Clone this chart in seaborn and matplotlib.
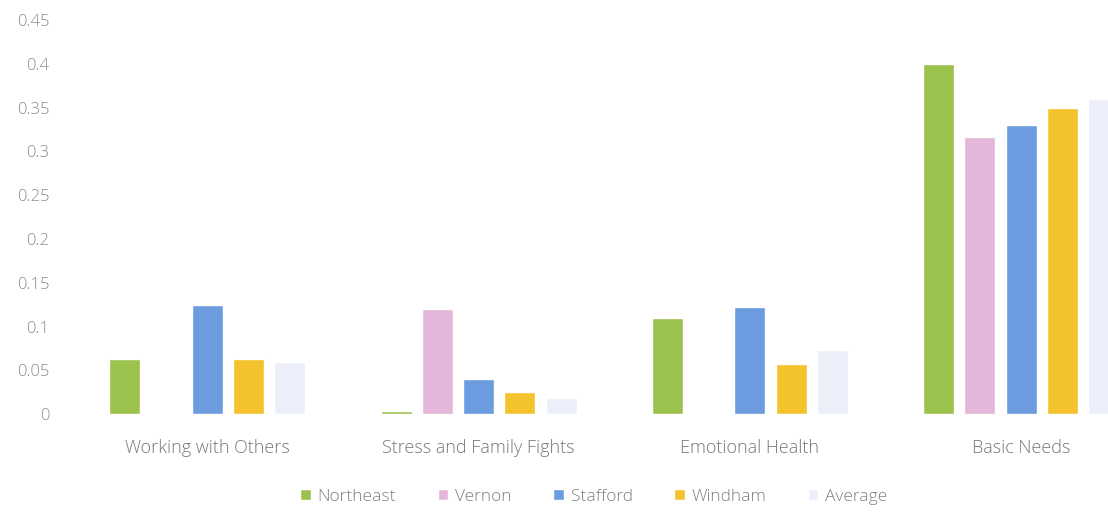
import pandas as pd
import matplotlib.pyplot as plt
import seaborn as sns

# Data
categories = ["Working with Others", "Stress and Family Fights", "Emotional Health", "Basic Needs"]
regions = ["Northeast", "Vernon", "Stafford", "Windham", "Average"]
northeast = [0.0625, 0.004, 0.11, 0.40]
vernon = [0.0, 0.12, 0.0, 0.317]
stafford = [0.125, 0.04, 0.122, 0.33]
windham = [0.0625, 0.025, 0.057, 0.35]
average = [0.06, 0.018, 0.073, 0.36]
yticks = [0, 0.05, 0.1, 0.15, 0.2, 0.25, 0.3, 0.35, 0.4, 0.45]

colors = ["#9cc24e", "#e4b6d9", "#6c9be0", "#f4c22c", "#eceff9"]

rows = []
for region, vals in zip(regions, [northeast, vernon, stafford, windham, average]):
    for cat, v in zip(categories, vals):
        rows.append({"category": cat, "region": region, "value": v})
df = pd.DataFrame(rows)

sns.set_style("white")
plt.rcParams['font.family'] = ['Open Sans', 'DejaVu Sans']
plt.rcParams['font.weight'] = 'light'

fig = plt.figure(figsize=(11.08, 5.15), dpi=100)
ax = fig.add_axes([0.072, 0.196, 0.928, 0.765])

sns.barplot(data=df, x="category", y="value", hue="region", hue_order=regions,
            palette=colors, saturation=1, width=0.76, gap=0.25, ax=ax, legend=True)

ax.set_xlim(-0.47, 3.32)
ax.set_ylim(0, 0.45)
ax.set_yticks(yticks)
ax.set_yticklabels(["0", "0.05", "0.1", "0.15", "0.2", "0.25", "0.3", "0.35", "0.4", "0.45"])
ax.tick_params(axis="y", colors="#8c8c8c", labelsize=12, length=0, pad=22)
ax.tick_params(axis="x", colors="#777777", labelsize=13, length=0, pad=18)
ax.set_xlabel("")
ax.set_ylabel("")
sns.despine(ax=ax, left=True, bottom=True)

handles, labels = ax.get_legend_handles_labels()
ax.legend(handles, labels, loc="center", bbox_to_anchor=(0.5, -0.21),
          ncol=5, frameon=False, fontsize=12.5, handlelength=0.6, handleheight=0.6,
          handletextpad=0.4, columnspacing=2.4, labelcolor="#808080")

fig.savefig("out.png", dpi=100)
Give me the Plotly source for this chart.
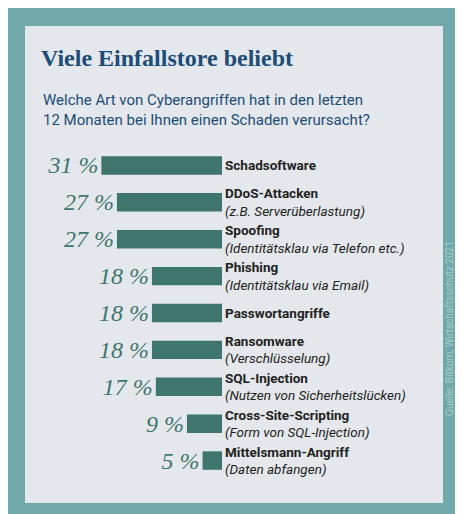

◆ ◆ ◆

-- SHORT PROBLEM --
Images must not appear in the copy; reproduce everything else in the records verbatim.

-- COMPLETE OUTPUT --
Clone this chart in seaborn and matplotlib.
import pandas as pd
import matplotlib.pyplot as plt
import seaborn as sns

# Data
categories = ["Working with Others", "Stress and Family Fights", "Emotional Health", "Basic Needs"]
regions = ["Northeast", "Vernon", "Stafford", "Windham", "Average"]
northeast = [0.0625, 0.004, 0.11, 0.40]
vernon = [0.0, 0.12, 0.0, 0.317]
stafford = [0.125, 0.04, 0.122, 0.33]
windham = [0.0625, 0.025, 0.057, 0.35]
average = [0.06, 0.018, 0.073, 0.36]
yticks = [0, 0.05, 0.1, 0.15, 0.2, 0.25, 0.3, 0.35, 0.4, 0.45]

colors = ["#9cc24e", "#e4b6d9", "#6c9be0", "#f4c22c", "#eceff9"]

rows = []
for region, vals in zip(regions, [northeast, vernon, stafford, windham, average]):
    for cat, v in zip(categories, vals):
        rows.append({"category": cat, "region": region, "value": v})
df = pd.DataFrame(rows)

sns.set_style("white")
plt.rcParams['font.family'] = ['Open Sans', 'DejaVu Sans']
plt.rcParams['font.weight'] = 'light'

fig = plt.figure(figsize=(11.08, 5.15), dpi=100)
ax = fig.add_axes([0.072, 0.196, 0.928, 0.765])

sns.barplot(data=df, x="category", y="value", hue="region", hue_order=regions,
            palette=colors, saturation=1, width=0.76, gap=0.25, ax=ax, legend=True)

ax.set_xlim(-0.47, 3.32)
ax.set_ylim(0, 0.45)
ax.set_yticks(yticks)
ax.set_yticklabels(["0", "0.05", "0.1", "0.15", "0.2", "0.25", "0.3", "0.35", "0.4", "0.45"])
ax.tick_params(axis="y", colors="#8c8c8c", labelsize=12, length=0, pad=22)
ax.tick_params(axis="x", colors="#777777", labelsize=13, length=0, pad=18)
ax.set_xlabel("")
ax.set_ylabel("")
sns.despine(ax=ax, left=True, bottom=True)

handles, labels = ax.get_legend_handles_labels()
ax.legend(handles, labels, loc="center", bbox_to_anchor=(0.5, -0.21),
          ncol=5, frameon=False, fontsize=12.5, handlelength=0.6, handleheight=0.6,
          handletextpad=0.4, columnspacing=2.4, labelcolor="#808080")

fig.savefig("out.png", dpi=100)
Give me the Plotly source for this chart.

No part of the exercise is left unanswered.